I ONCE lived in a terraced house, a two-up, two-down traditional Victorian terrace in Preston. The walls were as thin as cardboard. When the lady next door called her dog, it sounded like she was standing in the same room as me.

She was nice, all in a rush and fluster and smiling sheepishly while not-ever-wanting-to-stop.

I hadn't lived there long when I realised why she turned her head away slightly when people spoke to her, why her shoulders stooped slightly and why she seemed to run on nervous energy.

I had an early night one evening but was woken later on by shouting. It was in the next room but there might as well not have been a wall between us. I could hear every word.

I sat up in bed, listening, the 21-year-old me not really knowing what to do or how to make a judgement call.

It was just a row, I thought. We all have rows sometimes.

But then she started to scream. And I heard thumping sounds. I pulled the covers up, wanting to shut it out, not knowing what to do.

There was something in the sound of her screams that wouldn't let me. I was afraid calling the police might make matters worse, but then how could it get any worse?

In the end I called them, fearing that if the worst happened, and I had ignored her plight, I would never have been able to live with myself. And if the police could get her away from her abuser, then so much the better. He was removed for one night, taken away in a police van, but was back the next day, probably all denial and flowers.

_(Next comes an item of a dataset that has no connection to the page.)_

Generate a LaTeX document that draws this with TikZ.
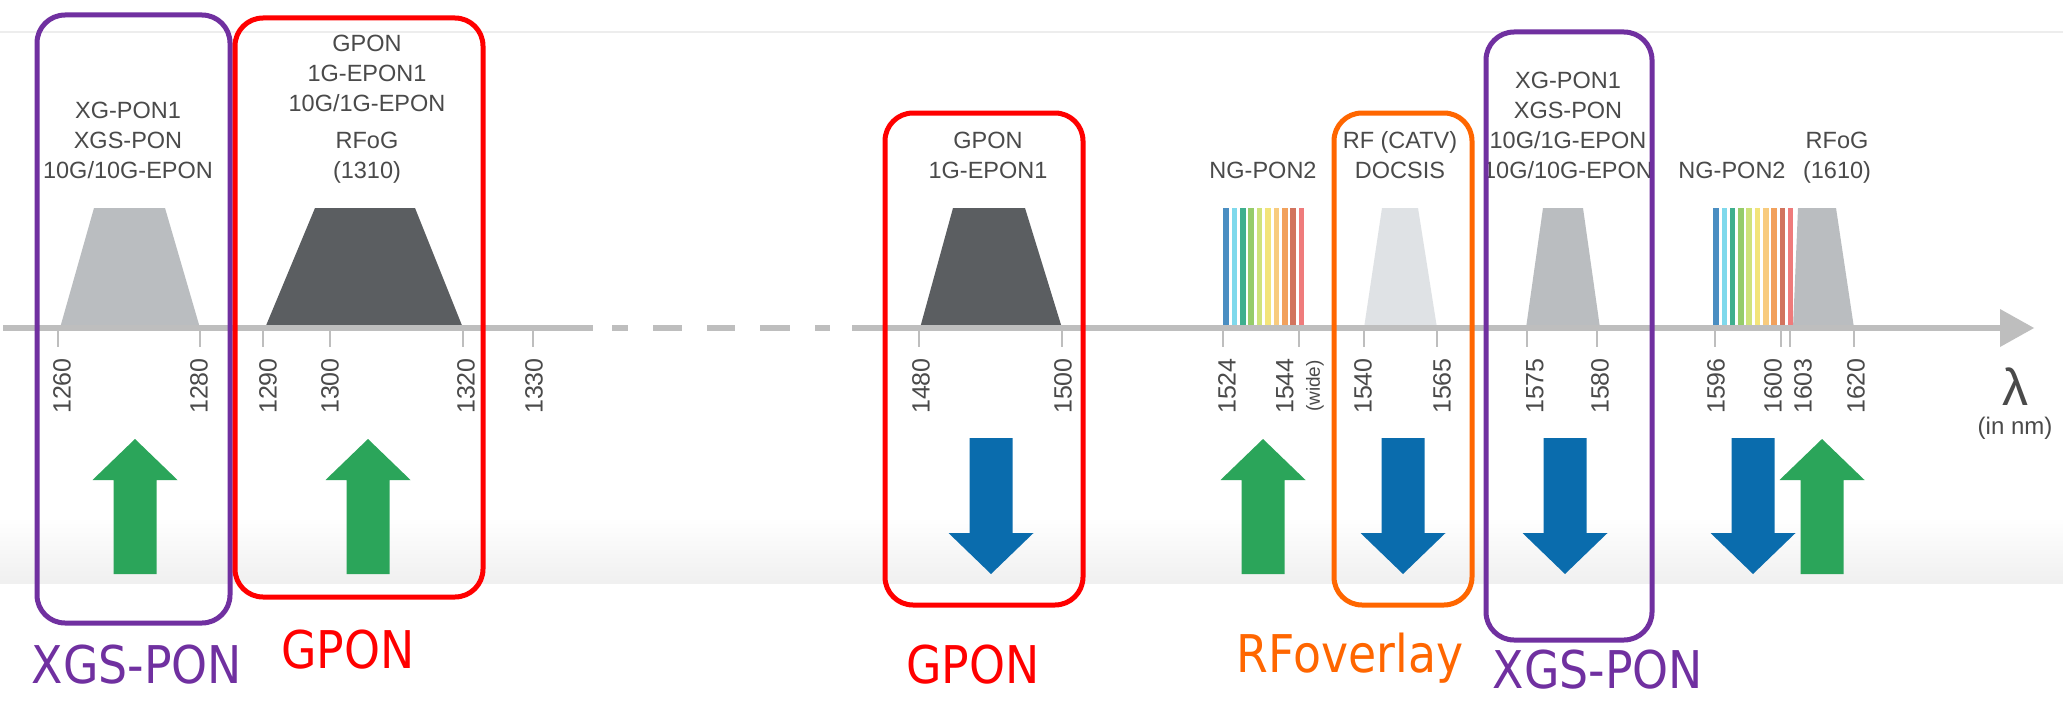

I think you can probably guess where I'm going with this one.

When I read the vitriol and counter-vitriol regarding Boris Johnson's row with his partner Carrie Symonds this week, it left a sour taste.

I understand the concern about the neighbours' opposite political leanings and possible motivation. The fact they recorded the whole thing and passed it to the Guardian probably shows their intentions were partially politically-motivated and opportunistic.

But I put myself in their situation. Regardless of who was living next door, if I heard a woman shouting at a man to leave the flat, him refusing, and her screaming 'get off me', I would have called the police, too. Or at the very least gone round to see if they were all right.

When the neighbours did so, three times, the door was unanswered. Alarm bells would have been ringing in their minds, and in that of any reasonable person.

Since the incident, Boris has ducked every question about it as if it is a private matter which needs to remain private. He is very likely going to be our next, unelected, Prime Minister.

If it was a couple's tiff, he needs to say so. Otherwise we jump to the other conclusion, it was more serious. To evade the question just shows a breathtaking arrogance not befitting of a leader of a supposedly democratic country.